Shortly past 10 a.m. on the day I spent at Harper’s, and minutes after a business meeting was scheduled to begin, MacArthur stepped off the elevator on the 11th floor clutching a waxy, white pastry bag and paper cup of coffee. He had walked the three blocks from his home at Central Park West and 75th Street and, as usual, caught the B train down to the Village. Within about ten minutes, he and the magazine’s managers were gathered around a conference table, plotting promotions and speakers for an education forum at the University of Mississippi in September that will complement a special fall education issue. Should John Grisham, the Oxford, Mississippi-based author, deliver the luncheon speech? How about First Lady Laura Bush for the keynote address, or perhaps Stephen Ambrose of the Eisenhower Foundation? When the associate publisher, Peter Kendall, suggested corporate sponsorship of cocktail receptions and other events around the main panel discussions, Lapham said okay, but don’t let the sponsoring companies put any signs up. He joked that MacArthur would like to make the whole thing commercial. Then talk turned to a top-secret advertising push for the September issue — something about video screens in airports — and the competitive businessman in MacArthur paused and asked me, the grad student reporter (or possibly a mole for The Atlantic Monthly?), to wait outside for a few minutes. When I returned, I caught the tail end of a discussion about buying extra space on newsstands.

Later, as Lapham’s secretary, Ann Gollin, who arrived with him in 1983, was explaining how much they all love the magazine, MacArthur stuck his head into her office to sum up his reason for continuing as publisher: "because freedom of the press is guaranteed only to those who own one."

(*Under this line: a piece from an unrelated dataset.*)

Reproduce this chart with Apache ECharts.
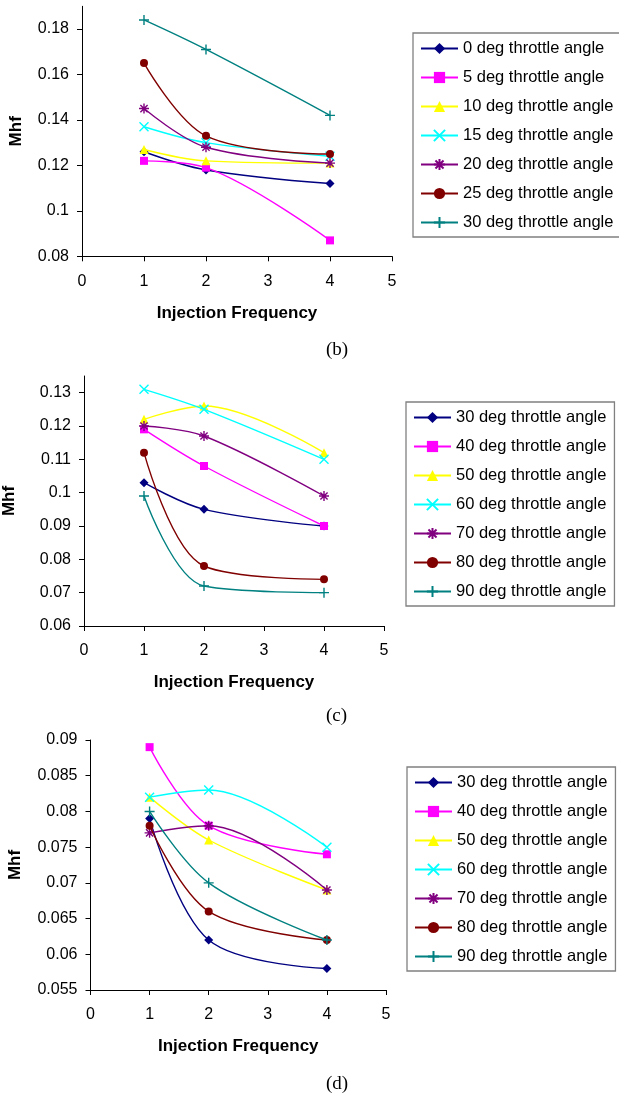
<!DOCTYPE html>
<html><head><meta charset="utf-8">
<script src="https://cdn.jsdelivr.net/npm/echarts@6/dist/echarts.min.js"></script>
<style>html,body{margin:0;padding:0;background:#fff}#c{width:619px;height:1104px}</style>
</head><body><div id="c"></div>
<script>
// ---- data ----
const injectionFrequency = [1, 2, 4];
const xTicks = [0, 1, 2, 3, 4, 5];

const namesB = ['0 deg throttle angle','5 deg throttle angle','10 deg throttle angle','15 deg throttle angle','20 deg throttle angle','25 deg throttle angle','30 deg throttle angle'];
const namesCD = ['30 deg throttle angle','40 deg throttle angle','50 deg throttle angle','60 deg throttle angle','70 deg throttle angle','80 deg throttle angle','90 deg throttle angle'];

const mhfB = [
  [0.126, 0.118, 0.112],
  [0.122, 0.119, 0.087],
  [0.127, 0.122, 0.121],
  [0.137, 0.130, 0.124],
  [0.145, 0.128, 0.121],
  [0.165, 0.133, 0.125],
  [0.184, 0.171, 0.142]
];
const mhfC = [
  [0.103, 0.095, 0.090],
  [0.119, 0.108, 0.090],
  [0.122, 0.126, 0.112],
  [0.131, 0.125, 0.110],
  [0.120, 0.117, 0.099],
  [0.112, 0.078, 0.074],
  [0.099, 0.072, 0.070]
];
const mhfD = [
  [0.079, 0.062, 0.058],
  [0.089, 0.078, 0.074],
  [0.082, 0.076, 0.069],
  [0.082, 0.083, 0.075],
  [0.077, 0.078, 0.069],
  [0.078, 0.066, 0.062],
  [0.080, 0.070, 0.062]
];

// ---- styles ----
const colors = ['#000080','#FF00FF','#FFFF00','#00FFFF','#800080','#800000','#008080'];
const symX = 'path://M-5,-5L5,5M-5,5L5,-5';
const symStar = 'path://M0,-5L0,5M-5,0L5,0M-3.6,-3.6L3.6,3.6M-3.6,3.6L3.6,-3.6';
const symPlus = 'path://M0,-5L0,5M-5,0L5,0';
const symbols = [
  {s:'diamond', size:9, stroke:false},
  {s:'rect', size:8, stroke:false},
  {s:'triangle', size:9, stroke:false},
  {s:symX, size:9, stroke:true},
  {s:symStar, size:10, stroke:true},
  {s:'circle', size:8, stroke:false},
  {s:symPlus, size:10, stroke:true}
];

const font = 'Arial, "Liberation Sans", sans-serif';

const panels = [
  {id:'b', names:namesB, data:mhfB, grid:{left:82, top:6.3, width:310, height:250}, min:0.08, max:0.19, interval:0.02, yGap:57, xGap:48.5,
   legend:{left:413, top:33}},
  {id:'c', names:namesCD, data:mhfC, grid:{left:83, top:376, width:301, height:250}, min:0.06, max:0.135, interval:0.01, yGap:66, xGap:47.5,
   legend:{left:406, top:402}},
  {id:'d', names:namesCD, data:mhfD, grid:{left:90.5, top:740, width:295.5, height:250}, min:0.055, max:0.09, interval:0.005, yGap:67, xGap:47.5,
   legend:{left:407, top:767}}
];

const grids = [], xAxes = [], yAxes = [], series = [], legends = [];
panels.forEach((p, gi) => {
  grids.push(p.grid);
  xAxes.push({
    type:'value', gridIndex:gi, min:xTicks[0], max:xTicks[xTicks.length-1], interval:1,
    name:'Injection Frequency', nameLocation:'middle', nameGap:p.xGap,
    nameTextStyle:{fontFamily:font, fontWeight:'bold', fontSize:17, color:'#000'},
    axisLine:{lineStyle:{color:'#000', width:1}},
    axisTick:{show:true, inside:false, length:5, lineStyle:{color:'#000'}},
    axisLabel:{fontFamily:font, fontSize:16, color:'#000', margin:17},
    splitLine:{show:false}
  });
  yAxes.push({
    type:'value', gridIndex:gi, min:p.min, max:p.max, interval:p.interval,
    name:'Mhf', nameLocation:'middle', nameGap:p.yGap, nameRotate:90,
    nameTextStyle:{fontFamily:font, fontWeight:'bold', fontSize:17, color:'#000'},
    axisLine:{show:true, lineStyle:{color:'#000', width:1}},
    axisTick:{show:true, inside:false, length:5, lineStyle:{color:'#000'}},
    axisLabel:{fontFamily:font, fontSize:16, color:'#000', margin:13, showMaxLabel: (p.id==='d'),
      formatter: v => String(parseFloat(v.toFixed(4)))},
    splitLine:{show:false}
  });
  const legendNames = [];
  p.names.forEach((nm, si) => {
    const key = p.id + '|' + nm;
    legendNames.push(key);
    const sy = symbols[si];
    series.push({
      type:'line', name:key, xAxisIndex:gi, yAxisIndex:gi,
      data: injectionFrequency.map((x, k) => [x, p.data[si][k]]),
      smooth:0.35,
      symbol:sy.s, symbolSize:sy.size, showAllSymbol:true,
      lineStyle:{color:colors[si], width:1.4},
      itemStyle:{color: sy.stroke ? 'rgba(0,0,0,0)' : colors[si], borderColor:colors[si], borderWidth: sy.stroke ? 1.4 : 0},
      emphasis:{disabled:true},
      z: 2 + si,
      animation:false
    });
  });
  legends.push({
    orient:'vertical', left:p.legend.left, top:p.legend.top,
    data:legendNames, formatter: n => n.split('|')[1],
    itemWidth:37, itemHeight:14, itemGap:12,
    padding:[7,8,6,7], borderColor:'#808080', borderWidth:1.3, backgroundColor:'#fff',
    textStyle:{fontFamily:font, fontSize:16.5, color:'#000', lineHeight:16},
    selectedMode:false
  });
});

const chart = echarts.init(document.getElementById('c'), null, {renderer:'canvas'});
chart.setOption({
  backgroundColor:'#fff',
  animation:false,
  grid:grids, xAxis:xAxes, yAxis:yAxes, series:series, legend:legends,
  graphic:[
    {type:'text', left:326, top:341, style:{text:'(b)', font:'19px "Liberation Serif", "Times New Roman", serif', fill:'#000'}},
    {type:'text', left:326, top:707, style:{text:'(c)', font:'19px "Liberation Serif", "Times New Roman", serif', fill:'#000'}},
    {type:'text', left:326, top:1075, style:{text:'(d)', font:'19px "Liberation Serif", "Times New Roman", serif', fill:'#000'}}
  ]
});
</script>
</body></html>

After a year of huge losses and with the specter of a recession already felt by advertisers, one would think the publisher might be focused on trying to cut costs, downsize and expand the advertising hit list. When I asked MacArthur what was on his mind, a smile came over his face and, with great animation, he told me of his latest project. It seems that the magazine wholesalers, the companies that deliver Harper’s and every other magazine to newsstands and airports across the nation, have gained too much clout as a result of recent consolidation and they’re threatening to charge small publications exorbitant fees, or cease distributing them altogether. "They’ve conspired to drive out competition," MacArthur said. "They’re engaging in monopolistic practices. It’s terrible."

So, MacArthur asks, what do you think they will do if we sue them?